Design and construction
- Architect: Sir Robert Taylor

= 56 Artillery Lane =

Building in London Borough of Tower Hamlets

56 Artillery Lane is an 18th-century Grade I listed building in Spitalfields, London. (Note: Some sources say the building is in Bethnal Green.) The building is situated in the Artillery Passage, and was merged with the now Grade II listed building 58 Artillery Lane after the Second World War; their combined shop front is one of the oldest in London, and the combined building is used by Raven Row as a free art exhibition centre.

==History==
It is not known exactly when the first house at 56 Artillery Lane was built, although a house appears at the location on a map of 1677. The original name of the building was 3 Raven Row. During the early 18th century, deed documents show that the building was owned by a mercer named Mathew Hebart and later a weaver named Thomas Wilkes. The building was rebuilt between 1750 and 1756, in order to accommodate Huguenot silk merchants Nicholas Jourdain and Francis Rybot who wanted to use the building as a silk shop; it is believed that Sir Robert Taylor was the architect. The 1756 building, including its shop front, still exists today, making it one of the oldest shop fronts in London. In the 19th and early 20th centuries, the building was used as a grocery shop.

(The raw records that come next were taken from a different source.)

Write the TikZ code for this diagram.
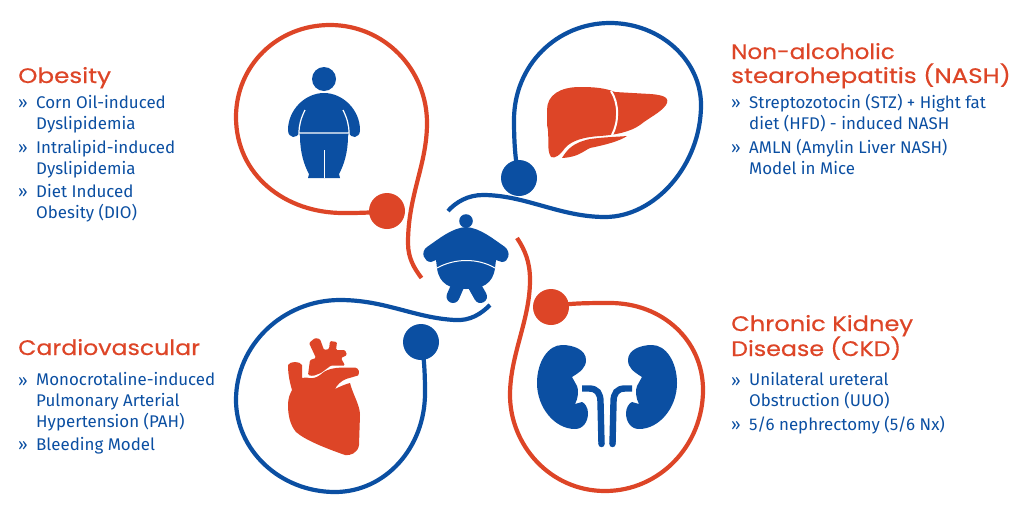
\documentclass[tikz,border=0pt]{standalone}
\usepackage{fontspec}
\setmainfont{Fira Sans}
\newfontfamily\headfont[RawFeature={embolden=0.4}]{Poppins}
\definecolor{myred}{HTML}{DD4527}
\definecolor{myblue}{HTML}{0B4FA2}
\newcommand{\headtext}[2][1.17]{\scalebox{#1}[1]{#2}}
\tikzset{
  loopline/.style={line width=4.2pt,line cap=butt,line join=round},
  dot/.style={circle,minimum size=36pt,inner sep=0pt,fill=#1},
  head/.style={anchor=base west,inner sep=0pt,text=myred,font=\headfont\fontsize{21}{25}\selectfont},
  item/.style={anchor=base west,inner sep=0pt,text=myblue,font=\fontsize{16.9}{21}\selectfont,align=left},
  gap/.style={draw=white,line width=1.2pt,fill=none},
}
\begin{document}
\begin{tikzpicture}[x=1pt,y=-1pt]
\useasboundingbox (0,0) rectangle (1024,517);
% dots
\node[dot=myred]  (obDot) at (387,211) {};
\node[dot=myblue] (liDot) at (519,178) {};
\node[dot=myred]  (kiDot) at (551,307) {};
\node[dot=myblue] (heDot) at (421,342) {};
% free ends
\coordinate (obEnd) at (421.5,278);
\coordinate (liEnd) at (448,211);
\coordinate (kiEnd) at (517,238);
\coordinate (heEnd) at (490,305);
% curves
\draw[loopline,myred] (obDot.center) .. controls (370,213) and (355,213) .. (343,213)
  .. controls (285,213) and (236,175) .. (236,117)
  .. controls (236,66) and (277,25) .. (330,25)
  .. controls (385,25) and (427,70) .. (427,123)
  .. controls (427,165) and (408,195) .. (408,243)
  .. controls (408,258) and (414,268) .. (obEnd);
\draw[loopline,myblue] (liDot.center) .. controls (515,160) and (514,140) .. (514,120)
  .. controls (514,65) and (557,23) .. (610,23)
  .. controls (660,23) and (701,60) .. (701,105)
  .. controls (701,165) and (655,217) .. (605,217)
  .. controls (560,217) and (525,195) .. (483,195)
  .. controls (468,195) and (456,202) .. (liEnd);
\draw[loopline,myred] (kiDot.center) .. controls (565,303) and (590,303) .. (610,303)
  .. controls (662,303) and (703,340) .. (703,390)
  .. controls (703,445) and (660,491) .. (605,491)
  .. controls (550,491) and (510,445) .. (510,395)
  .. controls (510,355) and (530,320) .. (530,280)
  .. controls (530,262) and (525,250) .. (kiEnd);
\draw[loopline,myblue] (heDot.center) .. controls (424,355) and (425,372) .. (425,393)
  .. controls (425,448) and (385,492) .. (335,492)
  .. controls (280,492) and (236,450) .. (236,400)
  .. controls (236,345) and (283,300) .. (340,300)
  .. controls (385,300) and (415,318) .. (455,320)
  .. controls (470,321) and (481,314) .. (heEnd);
% person (obesity)
\fill[myblue] (324,79) circle (12);
\fill[myblue] (324,93) .. controls (305,93) and (288,110) .. (288,130)
  .. controls (288,139) and (298,139) .. (299,132)
  -- (300,136) .. controls (300,152) and (304,165) .. (309,174) -- (308,178) -- (340,178) -- (339,174)
  .. controls (344,165) and (348,152) .. (348,136) -- (349,132)
  .. controls (350,139) and (360,139) .. (360,130)
  .. controls (360,110) and (343,93) .. (324,93) -- cycle;
\draw[gap] (305,110) .. controls (301,118) and (299,125) .. (299,133) -- (349,133) .. controls (349,125) and (347,118) .. (343,110);
\draw[white,line width=0.9pt] (324,150) -- (324,178);
% centre person
\fill[myblue] (466,221) circle (6.8);
\fill[myblue] (466,227) .. controls (452,228) and (440,238) .. (427,247)
  .. controls (420,252) and (424,262) .. (431,262) -- (436,260) -- (437,268)
  .. controls (439,284) and (450,289) .. (466,289)
  .. controls (482,289) and (493,284) .. (495,268) -- (496,260) -- (502,262)
  .. controls (509,262) and (511,252) .. (505,247)
  .. controls (492,238) and (480,228) .. (466,227) -- cycle;
\draw[myblue,line width=13pt,line cap=round] (458,285) -- (453,296.5) (474,285) -- (480.5,296.5);
\draw[gap,line width=1pt] (437,268) .. controls (455,258) and (478,258) .. (495,268);
% liver
\fill[myred] (547,110) .. controls (547,95) and (560,87) .. (580,87)
  .. controls (595,87) and (605,88) .. (615,92) -- (650,94)
  .. controls (665,95) and (670,98) .. (666,105)
  .. controls (660,113) and (650,117) .. (640,125)
  .. controls (630,132) and (615,135) .. (600,136)
  .. controls (585,137) and (572,140) .. (565,148)
  .. controls (560,155) and (555,159) .. (551,157)
  .. controls (546,150) and (550,135) .. (547,125) -- cycle;
\fill[myred] (562,158) .. controls (567,150) and (572,143) .. (590,139) .. controls (605,137) and (615,137) .. (627,136) .. controls (620,141) and (605,145) .. (590,148) .. controls (582,152) and (578,157) .. (562,158) -- cycle;
\draw[gap,line width=2pt] (611,91) .. controls (619,103) and (619,122) .. (612,135);
% kidneys
\foreach \s/\o in {1/0,-1/1214}{
  \begin{scope}[xshift=\o pt,xscale=\s]
  \fill[myblue] (572,377) .. controls (580,372) and (586,368) .. (586,360)
    .. controls (586,350) and (574,345) .. (562,345)
    .. controls (548,345) and (537,362) .. (537,383)
    .. controls (537,408) and (555,429) .. (575,429)
    .. controls (583,429) and (588,422) .. (588,413)
    .. controls (588,408) and (585,403) .. (582,402) -- (575,404)
    .. controls (578,399) and (579,390) .. (577,386) -- cycle;
  \draw[myblue,line width=6.4pt] (582,388.5) -- (589,388.5) .. controls (597,388.5) and (600.5,393) .. (600.5,402) -- (601.5,444);
  \fill[myblue] (601.5,444) circle (3.2);
  \end{scope}
}
% heart
\fill[myred] (288,365) .. controls (290,361) and (300,361) .. (302,365) -- (302,378)
  -- (306,377.5) .. controls (312,379) and (316,378) .. (320,375)
  .. controls (325,370) and (332,367.5) .. (345,367.5) -- (355,367.5)
  .. controls (359,368) and (360,373) .. (358,375.5) -- (346,379)
  .. controls (341,381) and (337,385) .. (335,389)
  .. controls (341,386) and (346,384) .. (350,383)
  .. controls (353,395) and (360,405) .. (360,415) -- (359,445) .. controls (358,453) and (350,456) .. (345,455)
  .. controls (325,448) and (305,440) .. (296,432) .. controls (290,425) and (288,415) .. (288,405)
  .. controls (288,398) and (290,394) .. (292,390) .. controls (289,380) and (288,372) .. (288,365) -- cycle;
\fill[myred,rounded corners=1.2pt] (308,375) -- (310,360) -- (316,358) -- (309,343) -- (315,338) -- (320,339) -- (324,350) -- (329,349) -- (330,341) -- (337,342) -- (336,350) -- (345,350) -- (347,355) -- (341,358) -- (345,365.5) -- (331,365.5) -- (321,373) -- (313,376) -- cycle;
% heading and list text
\node[head] (h1) at (18,83) {\headtext{Obesity}};
\node[head] (h2a) at (731,59) {\headtext[1.10]{Non-alcoholic}};
\node[head] (h2b) at (731,83) {\headtext{stearohepatitis (NASH)}};
\node[head] (h3) at (18,355) {\headtext[1.127]{Cardiovascular}};
\node[head] (h4a) at (731,331) {\headtext[1.15]{Chronic Kidney}};
\node[head] (h4b) at (731,356) {\headtext[1.13]{Disease (CKD)}};
\node[item] (b1) at (18,108) {»};  \node[item] (t1) at (36,129) {Corn Oil-induced\\Dyslipidemia};
\node[item] (b2) at (18,153) {»};  \node[item] (t2) at (36,174) {Intralipid-induced\\Dyslipidemia};
\node[item] (b3) at (18,197) {»};  \node[item] (t3) at (36,218) {Diet Induced\\Obesity (DIO)};
\node[item] (b4) at (731,108) {»}; \node[item] (t4) at (749,129) {Streptozotocin (STZ) + Hight fat\\diet (HFD) - induced NASH};
\node[item] (b5) at (731,153) {»}; \node[item] (t5) at (749,174) {AMLN (Amylin Liver NASH)\\Model in Mice};
\node[item] (b6) at (18,386) {»};  \node[item] (t6) at (36,427) {Monocrotaline-induced\\Pulmonary Arterial\\Hypertension (PAH)};
\node[item] (b7) at (18,450) {»};  \node[item] (t7) at (36,450) {Bleeding Model};
\node[item] (b8) at (731,386) {»}; \node[item] (t8) at (749,406) {Unilateral ureteral\\Obstruction (UUO)};
\node[item] (b9) at (731,430) {»}; \node[item] (t9) at (749,430) {5/6 nephrectomy (5/6 Nx)};
\end{tikzpicture}
\end{document}
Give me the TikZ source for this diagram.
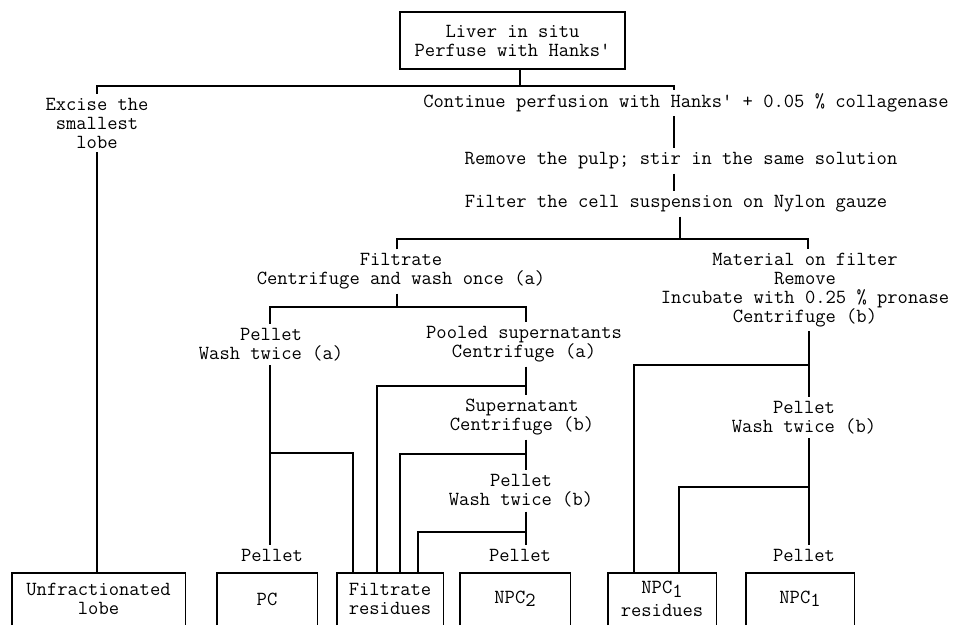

After the Second World War, 56 and 58 Artillery Lane were merged into a single office building, and 56 Artillery Lane became a Grade I listed building in 1950. In 1972, the building was refurbished after a major fire. In 2006, an excavation of 56 and 58 Artillery Lane took place, and the buildings were later sold to Alex Sainsbury, heir to the Sainsbury's food chain, who converted them into the Raven Row free art exhibition space.